Как я уже писала, в начале войны с Германией Григорий Ефимович лежал раненный Гусевой в Покровском. Он тогда послал его величеству две телеграммы, умоляя "не затевать войны". Он и ранее часто говорил их величествам, что с войной все будет кончено – для России и для них. Государь, уверенный в победоносном окончании войны, тогда разорвал телеграмму, и с началом войны, как мне лично казалось, относился к Григорию Ефимовичу холодно. Последний раз государь видел Распутина у меня в доме в Царском Селе, куда по приказанию их величеств я его вызвала. Это было приблизительно за месяц до его убийства. Здесь я лишний раз убедилась, каким пустым вымыслом был пресловутый разговор о желании сепаратного мира, о котором клеветники распространяли молву, указывая, что это желание – то государя, то Распутина – Штюрмера или других. Государь приехал озабоченный и, сев, сказал: "Ну, Григорий, помолись хорошенько: мне кажется, сама природа идет против нас сейчас". Он рассказал, что из-за снежных заносов не успевают подвозить в Петроград хлеб. Григорий Ефимович ободрил его, сказал, что, главное, не надо заключать мира, так как победит та страна, которая покажет более стойкости и терпения. Государь согласился с этим, заметив, что у него есть сведения, как сейчас плохо с продовольствием и в Германии.

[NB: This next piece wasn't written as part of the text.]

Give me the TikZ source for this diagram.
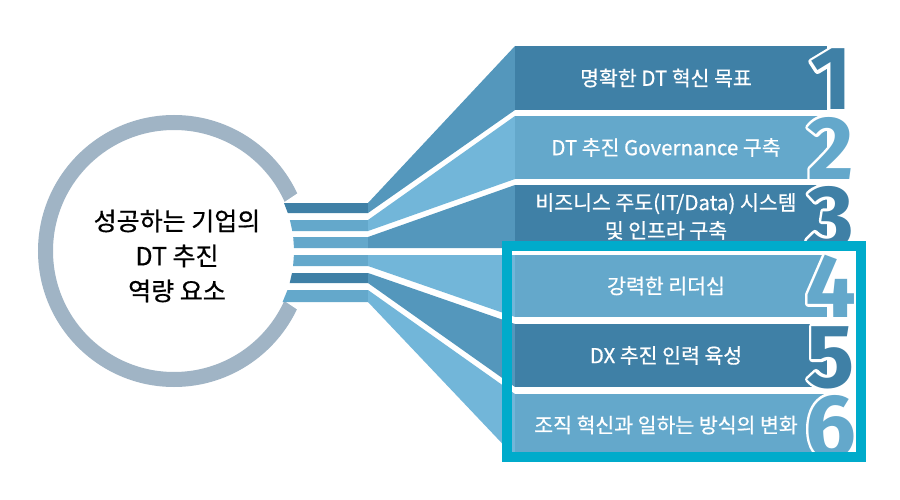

Затем Григорий Ефимович призвал думать о том, как бы обеспечить всех сирот и инвалидов после войны, чтобы "никто не остался обиженным: ведь каждый отдал тебе все, что имел самого дорогого". Когда их величества встали, чтобы проститься с ним, государь попросил, как всегда: "Григорий, перекрести нас всех". "Сегодня ты благослови меня", – ответил Григорий Ефимович, что государь и сделал. Чувствовал ли Распутин, что он видит их в последний раз, не знаю: утверждать, что он предчувствовал события, не могу, хотя то, что он говорил, сбылось. Я лично описываю только то, что слышала и каким видела его. Со своей смертью Распутин ставил в связь большие бедствия для их величеств. Последние месяцы он все ожидал, что его скоро убьют.
Свидетельствую страданиями, которые пережила, что я лично за все годы ничего непристойного о нем не видела и не слыхала, и наоборот, многое из сказанного во время этих бесед помогло мне нести крест поруганья и клеветы, Господом на меня возложенный. Распутина считали и считают злодеем, не имея доказательств его злодеяний. За его бесчисленные прегрешения его убили – без суда, несмотря на то что самым большим преступникам во всех государствах полагается арест и суд, а уж после – казнь.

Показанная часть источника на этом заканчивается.